West did not return, but the Lakers traded for some key players, including seven-foot centre Paul Gasol, and role players Shannon Brown and Adam Morrison.

Today, the questions around Kobe involve his place among the all-time greats. The wonder is no longer if Kobe will be traded, but if the Lakers can repeat.

Then there is the curious case of Manny Ramirez, the guy who makes Dany being Dany seem a trifle lame by comparison.

As certain as spring is followed by the mid-summer trade deadline, Ramirez and his agent, Scott Boras, schemed to get Man-Ram out of Boston. Ramirez was a big part of the Red Sox championship season in 2004, ending the curse of the Bambino, yadah yadah, but, by 2005, Ramirez was miffed at the Sox for making his trade request public. He would later sell his Boston condo and threaten to skip all of training camp if the Sox didn't move him and his $20-million-per-year contract.
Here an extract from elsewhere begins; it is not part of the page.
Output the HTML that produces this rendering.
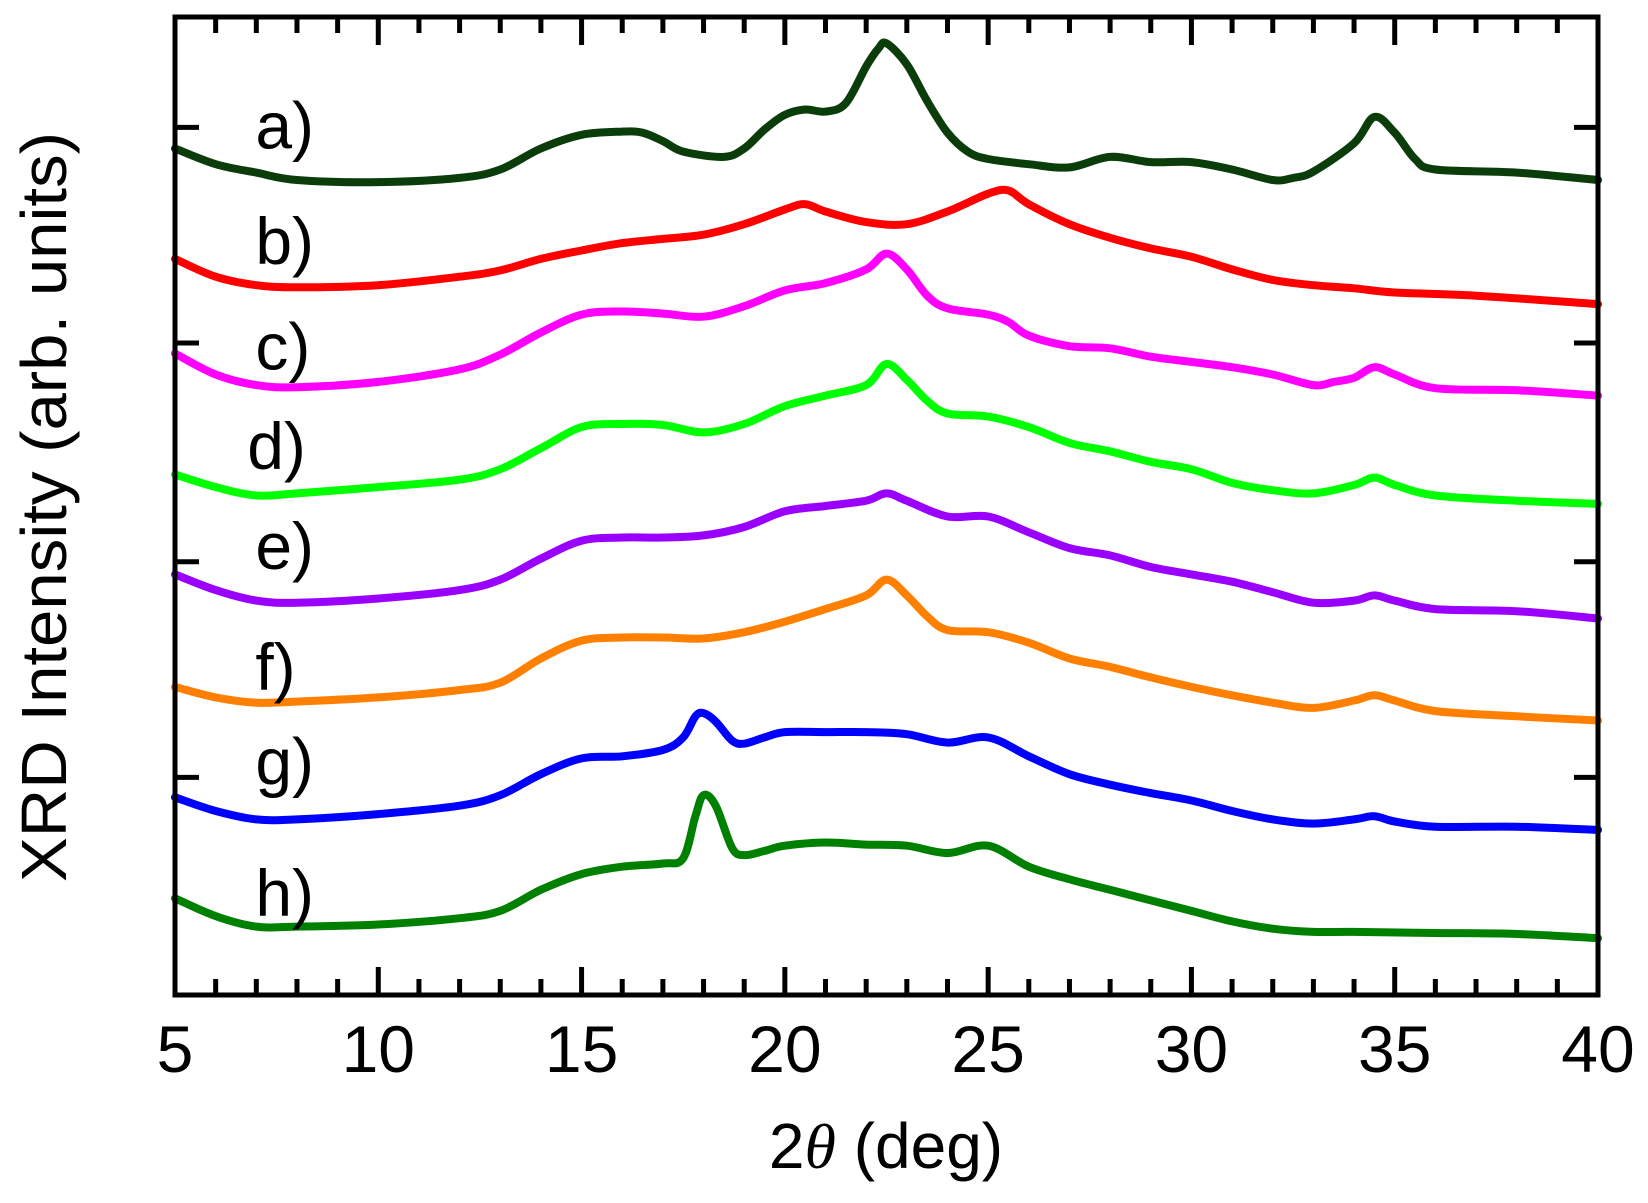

Manny was rumoured to be headed to the New York Mets, then to Baltimore, but by 2006 he had told the club he now wanted to stay in Boston, even as his agents suggested he was still available for trade.

So it was that Ramirez remained with the Sox for another World Series in 2007. Manny being Manny, he got into verbal altercations with teammates, and had to apologize for physically shoving the team's travel secretary.

In the end, Ramirez and the Red Sox were both happy to see him become a Dodger in 2008, not before he was part of two championship seasons with an organization he had wanted to be traded from for a very long time.

While the Heatley situation is best resolved by moving him, he could come back under this three-part action plan.

1. SPEAK (and be free):

Had Heatley suffered through just one media conference this summer, he could have been a free man, free to walk the streets without fear of a reporter leaping from the bush, free to attend buddy Jason Spezza's wedding, free to speak at the OneGoal hockey summit (he has withdrawn), free to go the Olympic orientation camp without a major fuss. Instead, he is a prisoner of his own silence.

2. BE HONEST (like Kobe):

If Heatley's concerns involve the direction of the organization and not just his personal situation, he will have an audience. There are plenty of fans upset with the Senators' decline since 2007. If Heatley were perceived to have a legitimate issue, and didn't come off the way he is being depicted by fans and media -- ie. selfish -- it would be easier for him to function here or wherever he may land. Speak from the heart, apologize for becoming a distraction. He can be forgiven.


Your time will come. As it did for Manny Ramirez. Manny stuck it out for a few years, won two world titles and today is adored in L.A. despite a positive test for a female fertility drug. If Manny can find peace, why can't Dany? Miracles do happen. Restless Kobe found peace (and champagne) with the team he vowed to leave.